What made you decide to start this lockdown photography project? Which were the first images you took and how did it develop?
There was no specific moment that I decided to start the project, it was very organic. I took the first picture of the series in May when we drove with my friend to Brighton Beach. I was taking portraits of him near the ocean and shooting things around me on the way there. The first picture was a blue fence, then a couple of minutes after, the train going above a shutdown Surf City, then the B&W garage and part of the Coney Island amusement park and the red cup on the sand on the beach.
I came back to Coney Island a couple weeks after — I wanted to shoot shops and amusement parks that were shut down. It looked like a lot of different places at the same time, it reminded me of South Russia with its boardwalks and corny Soviet ferris wheels but also pictures that I saw from California and movies about small American towns.

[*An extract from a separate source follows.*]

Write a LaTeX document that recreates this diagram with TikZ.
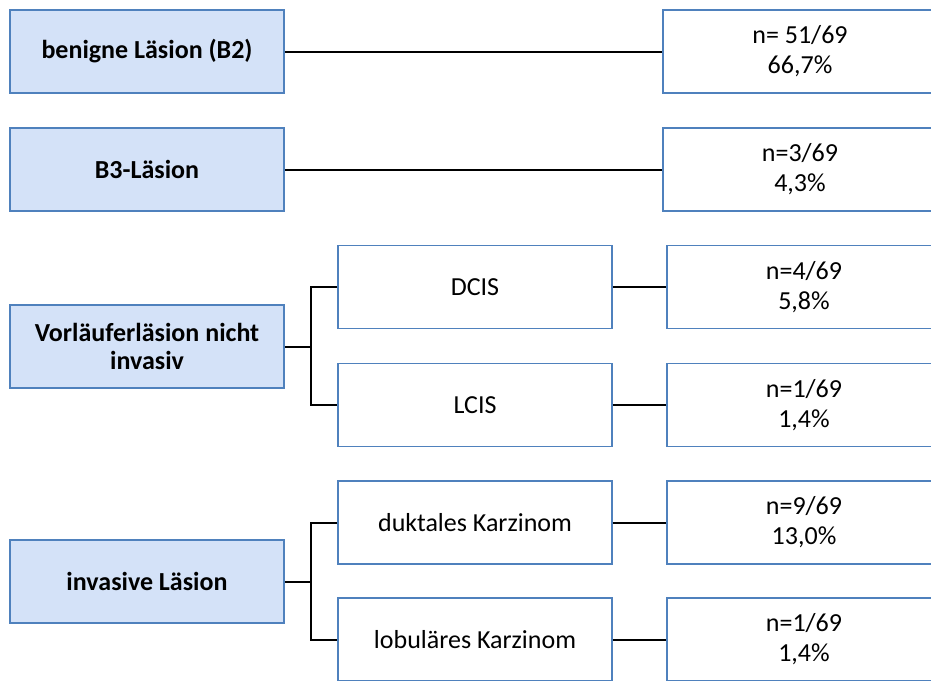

It was so empty, lonely and fascinating, during the regular time Coney Island’s boardwalk is the liveliest place. It was very beautiful to see it without people. Then there were shoots in the Financial district, Harlem, Midtown, the West Village, Rockaway, Greenpoint and Brooklyn where I live.
What is the thing you’ve been most looking forward to doing as lockdown restrictions are eased?
I’m dreaming about going to a museum. I already have a ticket for the Whitney. I also want to travel and I hope I’ll have a little trip to the countryside in fall. It feels weird going out and travelling a long distance now, I feel social responsibility and it just doesn’t seem right to go somewhere far away only for pleasure. I also just really want to shoot people again.